◆ DATA FOR THIS EXERCISE:
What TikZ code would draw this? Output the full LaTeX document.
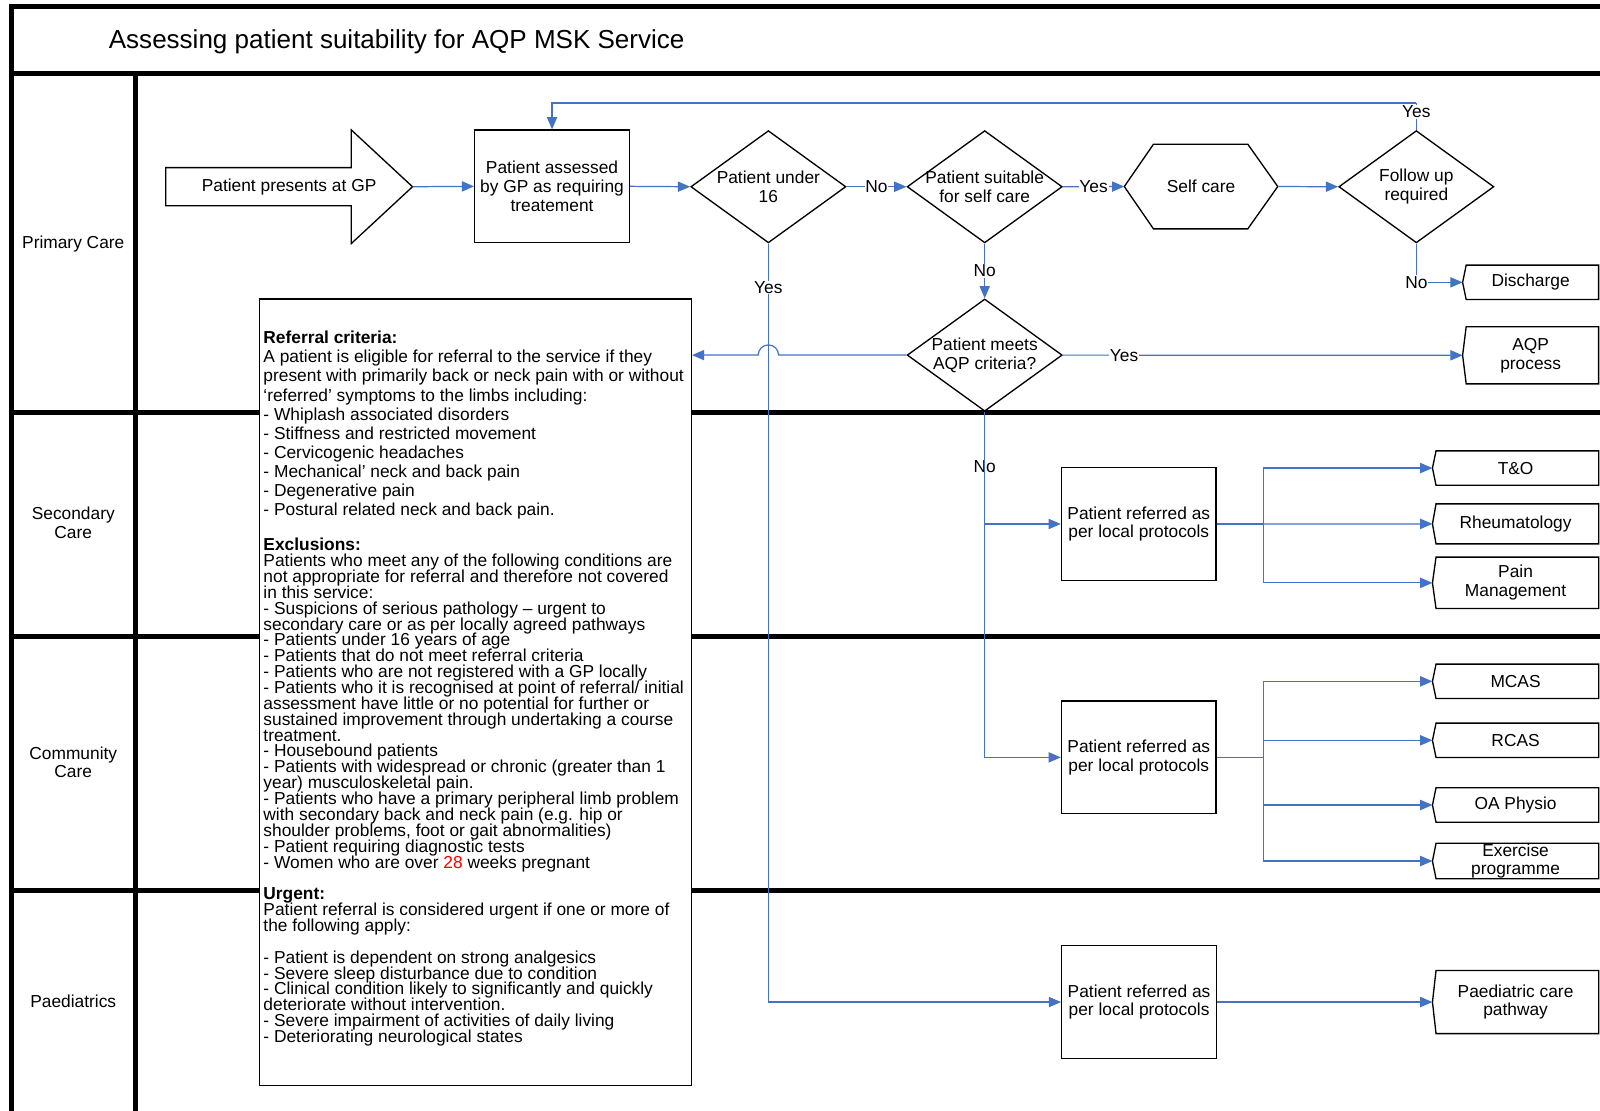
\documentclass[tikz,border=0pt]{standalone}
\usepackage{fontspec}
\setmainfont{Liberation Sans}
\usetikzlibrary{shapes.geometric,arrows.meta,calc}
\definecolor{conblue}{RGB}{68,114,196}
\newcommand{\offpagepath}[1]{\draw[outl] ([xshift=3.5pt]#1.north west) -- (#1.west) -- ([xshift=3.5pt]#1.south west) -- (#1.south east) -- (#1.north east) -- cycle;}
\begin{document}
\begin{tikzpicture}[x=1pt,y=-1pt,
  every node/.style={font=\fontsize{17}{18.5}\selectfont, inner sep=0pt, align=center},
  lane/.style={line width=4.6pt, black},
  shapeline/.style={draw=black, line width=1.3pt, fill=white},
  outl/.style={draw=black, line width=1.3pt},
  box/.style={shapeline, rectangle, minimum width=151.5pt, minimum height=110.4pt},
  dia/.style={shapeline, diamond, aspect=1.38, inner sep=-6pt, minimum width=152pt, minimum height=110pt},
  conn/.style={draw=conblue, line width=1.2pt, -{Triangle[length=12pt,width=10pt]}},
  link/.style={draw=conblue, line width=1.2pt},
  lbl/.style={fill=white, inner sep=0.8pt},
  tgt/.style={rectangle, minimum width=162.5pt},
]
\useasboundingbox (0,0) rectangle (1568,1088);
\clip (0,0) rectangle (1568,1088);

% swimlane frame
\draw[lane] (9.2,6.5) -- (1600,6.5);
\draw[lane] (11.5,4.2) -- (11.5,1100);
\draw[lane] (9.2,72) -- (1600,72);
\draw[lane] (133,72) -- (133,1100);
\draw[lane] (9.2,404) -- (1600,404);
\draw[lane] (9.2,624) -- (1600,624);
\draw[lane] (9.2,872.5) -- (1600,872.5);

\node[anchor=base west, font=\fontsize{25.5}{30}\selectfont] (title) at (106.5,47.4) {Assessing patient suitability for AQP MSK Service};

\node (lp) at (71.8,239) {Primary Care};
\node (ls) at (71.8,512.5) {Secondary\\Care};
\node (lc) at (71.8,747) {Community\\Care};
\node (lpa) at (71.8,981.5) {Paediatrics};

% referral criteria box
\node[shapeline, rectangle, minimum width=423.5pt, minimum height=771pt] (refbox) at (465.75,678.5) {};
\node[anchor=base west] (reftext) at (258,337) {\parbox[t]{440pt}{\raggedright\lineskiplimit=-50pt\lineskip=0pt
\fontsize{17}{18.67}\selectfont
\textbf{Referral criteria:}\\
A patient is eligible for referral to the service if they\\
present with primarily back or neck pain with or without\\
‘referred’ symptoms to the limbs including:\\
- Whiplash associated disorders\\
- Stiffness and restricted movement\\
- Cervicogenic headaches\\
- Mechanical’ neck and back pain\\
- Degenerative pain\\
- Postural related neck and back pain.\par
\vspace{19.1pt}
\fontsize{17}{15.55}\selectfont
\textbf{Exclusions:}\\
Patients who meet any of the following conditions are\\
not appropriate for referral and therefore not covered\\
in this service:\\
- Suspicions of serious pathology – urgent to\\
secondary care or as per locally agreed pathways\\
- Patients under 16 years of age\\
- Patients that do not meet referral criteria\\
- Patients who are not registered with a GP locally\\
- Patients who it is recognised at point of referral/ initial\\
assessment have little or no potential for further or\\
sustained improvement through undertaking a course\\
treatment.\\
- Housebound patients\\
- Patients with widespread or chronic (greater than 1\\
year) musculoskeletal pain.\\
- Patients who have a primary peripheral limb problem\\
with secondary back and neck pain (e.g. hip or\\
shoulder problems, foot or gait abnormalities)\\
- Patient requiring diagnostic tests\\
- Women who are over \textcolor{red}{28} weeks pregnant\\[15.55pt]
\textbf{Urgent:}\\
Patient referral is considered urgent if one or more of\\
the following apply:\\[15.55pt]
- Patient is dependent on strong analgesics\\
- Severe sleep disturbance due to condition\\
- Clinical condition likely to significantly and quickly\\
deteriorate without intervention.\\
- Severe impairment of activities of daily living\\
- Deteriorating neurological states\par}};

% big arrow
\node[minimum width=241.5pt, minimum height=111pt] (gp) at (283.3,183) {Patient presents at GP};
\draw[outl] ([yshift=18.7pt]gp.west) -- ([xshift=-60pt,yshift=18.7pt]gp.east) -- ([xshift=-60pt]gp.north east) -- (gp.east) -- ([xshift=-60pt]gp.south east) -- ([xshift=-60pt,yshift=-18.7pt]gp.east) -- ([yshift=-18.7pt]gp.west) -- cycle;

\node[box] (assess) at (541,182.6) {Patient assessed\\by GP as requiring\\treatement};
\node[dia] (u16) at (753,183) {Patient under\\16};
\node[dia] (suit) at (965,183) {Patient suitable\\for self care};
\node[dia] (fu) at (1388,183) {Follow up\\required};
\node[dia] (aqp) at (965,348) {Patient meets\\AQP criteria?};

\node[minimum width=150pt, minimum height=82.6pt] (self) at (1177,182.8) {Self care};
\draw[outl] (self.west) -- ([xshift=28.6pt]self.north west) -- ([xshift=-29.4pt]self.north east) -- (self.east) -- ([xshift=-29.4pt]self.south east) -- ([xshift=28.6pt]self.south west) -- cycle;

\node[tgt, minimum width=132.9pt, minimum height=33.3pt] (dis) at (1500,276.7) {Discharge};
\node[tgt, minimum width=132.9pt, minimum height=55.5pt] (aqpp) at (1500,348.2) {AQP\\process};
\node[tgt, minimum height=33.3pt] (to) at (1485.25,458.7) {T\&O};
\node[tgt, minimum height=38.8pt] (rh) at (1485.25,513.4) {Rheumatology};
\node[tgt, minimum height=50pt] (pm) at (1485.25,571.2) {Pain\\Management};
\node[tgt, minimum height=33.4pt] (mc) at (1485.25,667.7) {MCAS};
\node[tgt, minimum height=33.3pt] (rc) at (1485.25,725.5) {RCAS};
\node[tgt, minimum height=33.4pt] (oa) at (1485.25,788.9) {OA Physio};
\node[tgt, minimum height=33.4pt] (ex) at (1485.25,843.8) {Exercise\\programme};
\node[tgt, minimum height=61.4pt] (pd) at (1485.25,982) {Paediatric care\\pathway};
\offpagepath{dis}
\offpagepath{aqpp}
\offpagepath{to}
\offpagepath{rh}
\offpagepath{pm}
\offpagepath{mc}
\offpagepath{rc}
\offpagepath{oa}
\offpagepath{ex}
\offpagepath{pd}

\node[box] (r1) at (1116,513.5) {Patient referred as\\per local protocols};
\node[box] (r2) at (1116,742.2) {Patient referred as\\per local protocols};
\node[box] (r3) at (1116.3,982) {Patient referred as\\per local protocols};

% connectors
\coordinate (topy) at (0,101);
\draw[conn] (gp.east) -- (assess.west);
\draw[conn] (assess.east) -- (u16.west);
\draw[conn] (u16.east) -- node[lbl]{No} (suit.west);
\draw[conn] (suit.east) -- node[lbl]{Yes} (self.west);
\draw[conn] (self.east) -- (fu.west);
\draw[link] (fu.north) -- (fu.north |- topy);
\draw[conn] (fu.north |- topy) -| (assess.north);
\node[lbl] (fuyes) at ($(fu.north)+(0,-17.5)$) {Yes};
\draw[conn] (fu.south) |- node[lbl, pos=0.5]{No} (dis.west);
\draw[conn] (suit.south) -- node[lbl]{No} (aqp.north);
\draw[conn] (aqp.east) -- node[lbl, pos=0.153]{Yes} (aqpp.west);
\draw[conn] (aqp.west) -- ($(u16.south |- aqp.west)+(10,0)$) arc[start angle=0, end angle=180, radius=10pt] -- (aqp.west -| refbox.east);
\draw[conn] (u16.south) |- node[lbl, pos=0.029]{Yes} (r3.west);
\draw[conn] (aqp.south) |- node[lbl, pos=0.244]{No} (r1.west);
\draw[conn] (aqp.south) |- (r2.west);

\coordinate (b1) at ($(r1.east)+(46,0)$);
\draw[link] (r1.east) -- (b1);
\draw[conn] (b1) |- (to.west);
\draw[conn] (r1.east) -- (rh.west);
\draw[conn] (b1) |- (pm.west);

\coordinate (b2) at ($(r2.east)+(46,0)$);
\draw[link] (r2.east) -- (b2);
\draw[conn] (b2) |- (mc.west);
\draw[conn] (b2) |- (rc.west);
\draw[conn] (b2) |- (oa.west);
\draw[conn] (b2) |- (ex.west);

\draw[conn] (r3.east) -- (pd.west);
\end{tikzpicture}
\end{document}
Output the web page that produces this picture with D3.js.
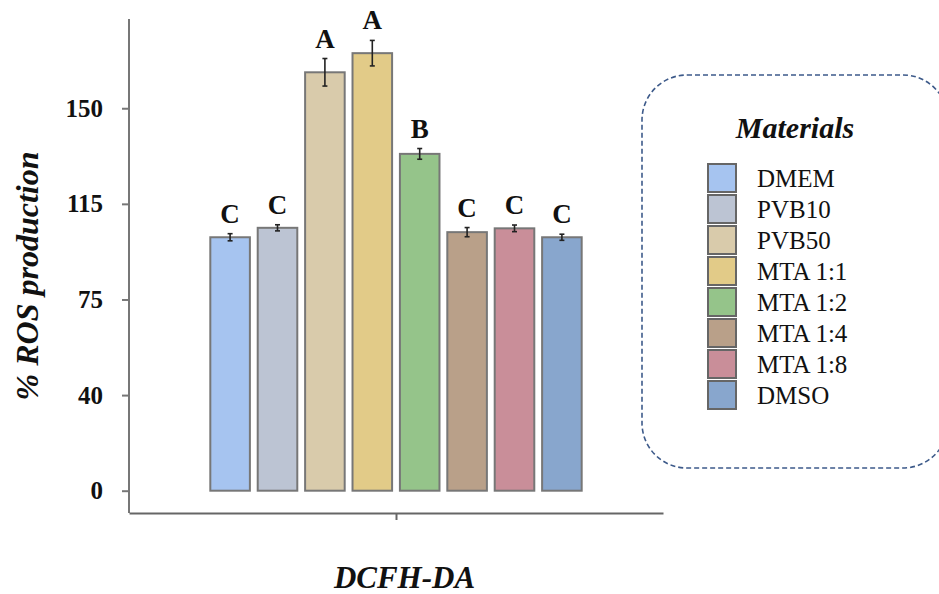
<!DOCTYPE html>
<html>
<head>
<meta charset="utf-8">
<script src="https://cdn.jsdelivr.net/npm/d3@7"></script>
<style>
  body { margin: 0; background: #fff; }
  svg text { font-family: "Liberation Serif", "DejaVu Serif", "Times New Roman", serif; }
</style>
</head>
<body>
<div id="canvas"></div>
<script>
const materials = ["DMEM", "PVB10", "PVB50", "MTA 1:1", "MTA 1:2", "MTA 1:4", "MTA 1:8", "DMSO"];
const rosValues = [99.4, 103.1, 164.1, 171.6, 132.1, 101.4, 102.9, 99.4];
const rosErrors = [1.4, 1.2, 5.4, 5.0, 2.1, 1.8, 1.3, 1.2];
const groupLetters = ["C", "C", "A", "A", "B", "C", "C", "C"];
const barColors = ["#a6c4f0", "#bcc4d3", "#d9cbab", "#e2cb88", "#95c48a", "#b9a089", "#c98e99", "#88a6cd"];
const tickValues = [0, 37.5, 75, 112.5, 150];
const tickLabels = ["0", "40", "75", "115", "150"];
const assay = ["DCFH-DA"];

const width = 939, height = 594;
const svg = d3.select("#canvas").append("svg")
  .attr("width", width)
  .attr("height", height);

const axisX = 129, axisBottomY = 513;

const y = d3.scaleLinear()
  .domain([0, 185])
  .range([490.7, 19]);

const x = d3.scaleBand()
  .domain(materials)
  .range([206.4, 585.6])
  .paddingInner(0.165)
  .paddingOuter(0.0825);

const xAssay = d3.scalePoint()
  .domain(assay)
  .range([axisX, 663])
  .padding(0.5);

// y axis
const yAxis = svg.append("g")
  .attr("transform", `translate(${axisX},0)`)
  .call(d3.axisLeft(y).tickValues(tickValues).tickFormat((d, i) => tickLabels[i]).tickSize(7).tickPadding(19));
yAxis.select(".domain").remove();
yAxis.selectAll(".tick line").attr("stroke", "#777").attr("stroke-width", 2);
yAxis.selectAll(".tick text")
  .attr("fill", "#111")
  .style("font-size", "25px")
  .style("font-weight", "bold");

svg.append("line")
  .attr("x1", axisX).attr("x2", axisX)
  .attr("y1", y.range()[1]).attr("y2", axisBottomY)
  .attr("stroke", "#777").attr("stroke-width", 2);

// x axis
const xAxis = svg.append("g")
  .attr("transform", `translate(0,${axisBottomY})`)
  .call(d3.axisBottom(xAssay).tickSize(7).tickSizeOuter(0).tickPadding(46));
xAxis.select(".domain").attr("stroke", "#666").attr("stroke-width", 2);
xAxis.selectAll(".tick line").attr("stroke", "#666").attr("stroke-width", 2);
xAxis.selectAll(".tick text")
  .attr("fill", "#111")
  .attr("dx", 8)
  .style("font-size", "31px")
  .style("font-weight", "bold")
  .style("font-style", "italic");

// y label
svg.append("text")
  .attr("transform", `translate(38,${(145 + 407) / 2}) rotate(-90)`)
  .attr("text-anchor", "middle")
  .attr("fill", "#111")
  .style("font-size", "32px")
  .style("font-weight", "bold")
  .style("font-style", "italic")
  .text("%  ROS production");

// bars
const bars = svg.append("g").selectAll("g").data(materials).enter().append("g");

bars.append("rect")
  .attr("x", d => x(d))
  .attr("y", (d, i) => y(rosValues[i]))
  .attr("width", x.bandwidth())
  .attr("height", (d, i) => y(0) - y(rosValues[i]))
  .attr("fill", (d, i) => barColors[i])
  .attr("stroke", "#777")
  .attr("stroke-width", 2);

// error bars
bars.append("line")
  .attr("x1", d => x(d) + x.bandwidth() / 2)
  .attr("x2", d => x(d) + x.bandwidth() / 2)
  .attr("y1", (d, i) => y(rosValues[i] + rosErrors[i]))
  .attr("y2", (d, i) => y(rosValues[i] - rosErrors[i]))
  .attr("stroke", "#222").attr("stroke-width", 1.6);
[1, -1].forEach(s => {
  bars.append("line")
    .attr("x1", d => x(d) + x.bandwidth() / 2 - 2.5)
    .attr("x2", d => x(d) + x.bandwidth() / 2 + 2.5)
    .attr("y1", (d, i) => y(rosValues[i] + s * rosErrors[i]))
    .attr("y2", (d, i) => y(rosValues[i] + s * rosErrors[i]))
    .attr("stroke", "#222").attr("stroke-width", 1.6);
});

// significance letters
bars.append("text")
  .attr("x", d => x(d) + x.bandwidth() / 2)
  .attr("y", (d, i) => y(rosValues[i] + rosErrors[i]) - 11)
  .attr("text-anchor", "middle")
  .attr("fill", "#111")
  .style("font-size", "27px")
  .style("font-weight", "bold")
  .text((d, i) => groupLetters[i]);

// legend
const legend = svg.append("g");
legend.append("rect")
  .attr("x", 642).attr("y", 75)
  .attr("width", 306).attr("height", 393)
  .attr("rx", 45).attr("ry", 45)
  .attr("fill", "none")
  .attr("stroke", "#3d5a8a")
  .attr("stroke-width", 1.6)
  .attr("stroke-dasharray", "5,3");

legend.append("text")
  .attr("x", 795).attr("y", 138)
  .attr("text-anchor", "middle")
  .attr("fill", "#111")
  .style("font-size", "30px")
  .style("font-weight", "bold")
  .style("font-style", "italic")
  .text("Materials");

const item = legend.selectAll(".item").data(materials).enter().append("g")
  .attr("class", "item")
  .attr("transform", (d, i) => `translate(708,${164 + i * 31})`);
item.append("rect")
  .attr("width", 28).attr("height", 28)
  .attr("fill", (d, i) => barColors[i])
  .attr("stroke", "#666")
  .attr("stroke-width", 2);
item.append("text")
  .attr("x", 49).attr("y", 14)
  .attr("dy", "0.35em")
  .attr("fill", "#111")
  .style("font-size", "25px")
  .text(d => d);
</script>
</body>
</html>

◆ WHAT IS BEING ASKED:
Only the lines from the top of the records through the line with "(lpa) at (71.8,981.5)" belong in the copy; write them out exactly, leaving out pictures.

◆ COMPLETE RESPONSE:
What TikZ code would draw this? Output the full LaTeX document.
\documentclass[tikz,border=0pt]{standalone}
\usepackage{fontspec}
\setmainfont{Liberation Sans}
\usetikzlibrary{shapes.geometric,arrows.meta,calc}
\definecolor{conblue}{RGB}{68,114,196}
\newcommand{\offpagepath}[1]{\draw[outl] ([xshift=3.5pt]#1.north west) -- (#1.west) -- ([xshift=3.5pt]#1.south west) -- (#1.south east) -- (#1.north east) -- cycle;}
\begin{document}
\begin{tikzpicture}[x=1pt,y=-1pt,
  every node/.style={font=\fontsize{17}{18.5}\selectfont, inner sep=0pt, align=center},
  lane/.style={line width=4.6pt, black},
  shapeline/.style={draw=black, line width=1.3pt, fill=white},
  outl/.style={draw=black, line width=1.3pt},
  box/.style={shapeline, rectangle, minimum width=151.5pt, minimum height=110.4pt},
  dia/.style={shapeline, diamond, aspect=1.38, inner sep=-6pt, minimum width=152pt, minimum height=110pt},
  conn/.style={draw=conblue, line width=1.2pt, -{Triangle[length=12pt,width=10pt]}},
  link/.style={draw=conblue, line width=1.2pt},
  lbl/.style={fill=white, inner sep=0.8pt},
  tgt/.style={rectangle, minimum width=162.5pt},
]
\useasboundingbox (0,0) rectangle (1568,1088);
\clip (0,0) rectangle (1568,1088);

% swimlane frame
\draw[lane] (9.2,6.5) -- (1600,6.5);
\draw[lane] (11.5,4.2) -- (11.5,1100);
\draw[lane] (9.2,72) -- (1600,72);
\draw[lane] (133,72) -- (133,1100);
\draw[lane] (9.2,404) -- (1600,404);
\draw[lane] (9.2,624) -- (1600,624);
\draw[lane] (9.2,872.5) -- (1600,872.5);

\node[anchor=base west, font=\fontsize{25.5}{30}\selectfont] (title) at (106.5,47.4) {Assessing patient suitability for AQP MSK Service};

\node (lp) at (71.8,239) {Primary Care};
\node (ls) at (71.8,512.5) {Secondary\\Care};
\node (lc) at (71.8,747) {Community\\Care};
\node (lpa) at (71.8,981.5) {Paediatrics};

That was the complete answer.